木かげの家の小人たち is a children's book from 1959 by INUI Tomiko (discussed here). As with A Long Long Penguin Story, there's no English translation. But if you speak French, Le secret du verre bleu seems to be a translation. [UPDATE: There is now an English translation, "The Secret of the Blue Glass" (2015) by Ginny Tapley Takemori, published by Pushkin Press.] The book reads as if it is aimed at older readers than ながいながいペンギンの話, and it's quite long, just under 300 pages in my edition. (Japanese books are small. So there isn't room for much text on a page; but a Japanese page probably works out to not much less than an English paperback. The syllable alphabet and lack of spaces between words saves space.)

The story is a fantasy featuring tiny people, like many children's books in English and Japanese literature. Inui in an afterword mentions being enthralled by a book on fairies by Yeats; and the little people here are in fact British fairies. MORIYAMA Tatsuo's English teacher brought the little people with her when she came to Japan as a young woman. Now, in 1914, she is returning to England and asks Tatsuo to look after them, giving him a blue glass in which they must be given milk every day. Tatsuo installs them in an unused bookroom in a tree shadowed corner of the house. And there they stay, provided with milk first by Tatsuo then by later generations of the family.

But the core of the story is the experience of life in wartime Japan, which the little people first witness as two men come into their room, pulling volumes from the shelves to pile up on the floor as they search through the books.

"The books here are mostly just the children's books."

"Madame, in your house is this the kind of book your children read?" said one of the men, pushing a black covered book in German in her face.

"Ah. Kropotkin. That's .... well yes, that is my father in law's -"

"For now we'll take it with us to the station for consideration."

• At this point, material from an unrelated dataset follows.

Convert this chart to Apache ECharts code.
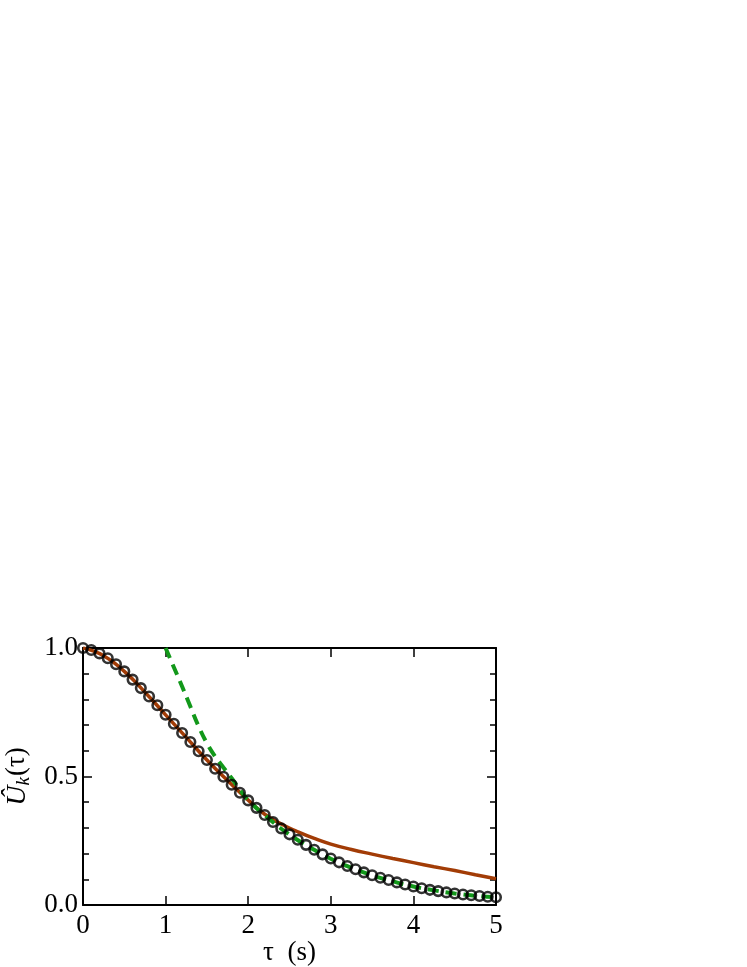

The story on the one side centres on the young daughter of the family, Yuri, who is evacuated to the countryside and must try to find the milk that the fairies in her care need to live, on the other on the fairy family themselves, the parents, Balbo and Fern, who are accustomed to rely on the human family, and their children Robin and Iris, who gradually start exploring the world outside. The depiction of the wartime mood in Japan is fairly bitter: Yuri's father is imprisoned for unpatriotic sentiments; but one of her brothers thinks he deserves it for betraying the country and that Yuri is similarly unpatriotic in giving milk to the fairies. In the countryside where Yuri is sent, she soon becomes isolated, since the other children's families regard her family with disapproval, in particular the mother of her friend, who is proud of the her other sons, who have lost their lives in the war. And sickness and the difficulty of getting milk lead to a bitter parting with the fairies in her care. The expanding horizons of Robin and Iris are more optimistic, as they make friends first with a pigeon then with a Japanese fairy. But although the book's ending is not exactly unhappy, and there is a reconciliation of sorts between Yuri and the fairies, the reader is likely to be left a little melancholy and thoughtful.